----- The input -----
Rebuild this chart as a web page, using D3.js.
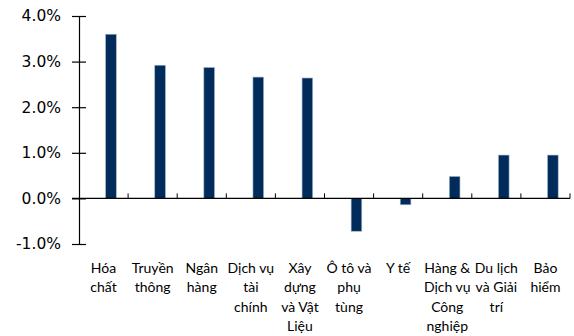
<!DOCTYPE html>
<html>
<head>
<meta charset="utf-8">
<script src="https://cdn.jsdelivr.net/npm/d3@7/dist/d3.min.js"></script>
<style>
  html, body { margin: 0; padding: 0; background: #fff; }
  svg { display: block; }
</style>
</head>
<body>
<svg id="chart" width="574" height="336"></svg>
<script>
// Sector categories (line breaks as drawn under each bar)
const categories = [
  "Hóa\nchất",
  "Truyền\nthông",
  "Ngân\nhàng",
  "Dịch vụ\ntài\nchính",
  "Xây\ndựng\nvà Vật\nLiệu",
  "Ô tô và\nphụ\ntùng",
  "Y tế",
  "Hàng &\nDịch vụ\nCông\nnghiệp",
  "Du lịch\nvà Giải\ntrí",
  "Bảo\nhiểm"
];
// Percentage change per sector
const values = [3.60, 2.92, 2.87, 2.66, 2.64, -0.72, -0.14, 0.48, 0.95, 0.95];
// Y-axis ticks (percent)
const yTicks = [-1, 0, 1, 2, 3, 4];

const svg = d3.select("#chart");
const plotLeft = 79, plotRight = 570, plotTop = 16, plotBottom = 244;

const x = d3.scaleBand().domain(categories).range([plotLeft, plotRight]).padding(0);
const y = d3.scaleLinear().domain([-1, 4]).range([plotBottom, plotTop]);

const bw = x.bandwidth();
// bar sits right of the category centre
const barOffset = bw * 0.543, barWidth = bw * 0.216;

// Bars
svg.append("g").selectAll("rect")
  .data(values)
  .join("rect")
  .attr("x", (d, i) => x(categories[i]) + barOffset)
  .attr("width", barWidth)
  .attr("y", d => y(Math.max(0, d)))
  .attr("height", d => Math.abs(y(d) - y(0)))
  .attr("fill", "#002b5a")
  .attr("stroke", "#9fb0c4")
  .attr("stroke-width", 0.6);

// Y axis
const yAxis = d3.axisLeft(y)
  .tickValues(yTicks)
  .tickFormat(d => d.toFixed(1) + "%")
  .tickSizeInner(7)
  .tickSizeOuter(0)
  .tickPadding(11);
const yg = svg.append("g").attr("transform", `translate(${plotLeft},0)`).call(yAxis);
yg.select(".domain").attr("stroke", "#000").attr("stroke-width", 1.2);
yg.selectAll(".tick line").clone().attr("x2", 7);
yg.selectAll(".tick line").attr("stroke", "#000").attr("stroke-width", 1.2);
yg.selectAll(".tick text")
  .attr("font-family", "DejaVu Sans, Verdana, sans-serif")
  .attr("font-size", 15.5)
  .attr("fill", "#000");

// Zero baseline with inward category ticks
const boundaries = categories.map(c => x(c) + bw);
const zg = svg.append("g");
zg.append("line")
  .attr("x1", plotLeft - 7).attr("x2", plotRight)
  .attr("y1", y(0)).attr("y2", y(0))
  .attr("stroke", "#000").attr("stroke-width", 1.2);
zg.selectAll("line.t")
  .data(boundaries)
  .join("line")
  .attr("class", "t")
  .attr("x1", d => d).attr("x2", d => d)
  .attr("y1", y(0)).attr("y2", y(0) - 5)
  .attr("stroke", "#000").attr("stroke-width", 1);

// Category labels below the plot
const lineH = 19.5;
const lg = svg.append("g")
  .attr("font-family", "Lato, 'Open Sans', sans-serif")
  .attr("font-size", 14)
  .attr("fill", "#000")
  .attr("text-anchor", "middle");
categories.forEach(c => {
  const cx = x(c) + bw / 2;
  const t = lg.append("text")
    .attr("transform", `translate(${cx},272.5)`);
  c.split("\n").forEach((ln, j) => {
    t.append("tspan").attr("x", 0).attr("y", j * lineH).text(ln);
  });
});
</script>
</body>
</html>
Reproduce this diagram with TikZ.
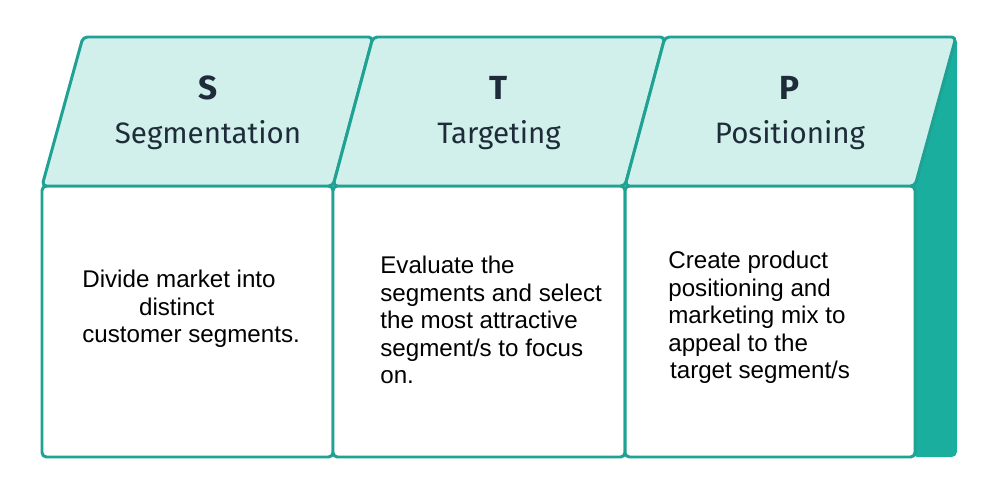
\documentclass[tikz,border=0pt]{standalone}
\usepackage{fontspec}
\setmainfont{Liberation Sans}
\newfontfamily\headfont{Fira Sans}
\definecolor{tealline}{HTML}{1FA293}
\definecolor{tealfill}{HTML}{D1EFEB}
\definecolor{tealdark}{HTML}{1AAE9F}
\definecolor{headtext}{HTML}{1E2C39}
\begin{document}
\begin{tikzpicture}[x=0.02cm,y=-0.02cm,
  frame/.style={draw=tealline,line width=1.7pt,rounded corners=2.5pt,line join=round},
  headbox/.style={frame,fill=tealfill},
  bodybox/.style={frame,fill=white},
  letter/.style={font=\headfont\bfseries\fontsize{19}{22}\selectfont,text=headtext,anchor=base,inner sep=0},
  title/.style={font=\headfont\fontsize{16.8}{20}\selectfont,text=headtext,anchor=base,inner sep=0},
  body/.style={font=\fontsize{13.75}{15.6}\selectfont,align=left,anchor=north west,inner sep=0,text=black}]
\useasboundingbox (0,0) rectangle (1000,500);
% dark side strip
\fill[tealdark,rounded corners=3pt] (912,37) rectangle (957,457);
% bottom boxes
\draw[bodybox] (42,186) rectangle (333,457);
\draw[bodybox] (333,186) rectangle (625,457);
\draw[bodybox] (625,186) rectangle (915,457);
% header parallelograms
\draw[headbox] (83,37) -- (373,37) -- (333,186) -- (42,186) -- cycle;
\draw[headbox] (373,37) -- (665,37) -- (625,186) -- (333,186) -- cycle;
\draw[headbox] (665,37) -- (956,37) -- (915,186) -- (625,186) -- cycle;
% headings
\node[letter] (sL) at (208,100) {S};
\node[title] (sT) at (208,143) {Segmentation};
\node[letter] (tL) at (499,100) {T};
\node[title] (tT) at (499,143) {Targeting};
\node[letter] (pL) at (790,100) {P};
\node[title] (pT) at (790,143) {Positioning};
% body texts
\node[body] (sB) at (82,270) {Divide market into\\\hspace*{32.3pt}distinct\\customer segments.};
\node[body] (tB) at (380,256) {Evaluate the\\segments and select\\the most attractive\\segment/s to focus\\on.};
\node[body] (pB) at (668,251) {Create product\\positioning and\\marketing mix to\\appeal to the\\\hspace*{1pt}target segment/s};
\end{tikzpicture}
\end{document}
-----
— Instructions to follow —
Only the number is required: the count of lines containing the word "this".

— Final result —
2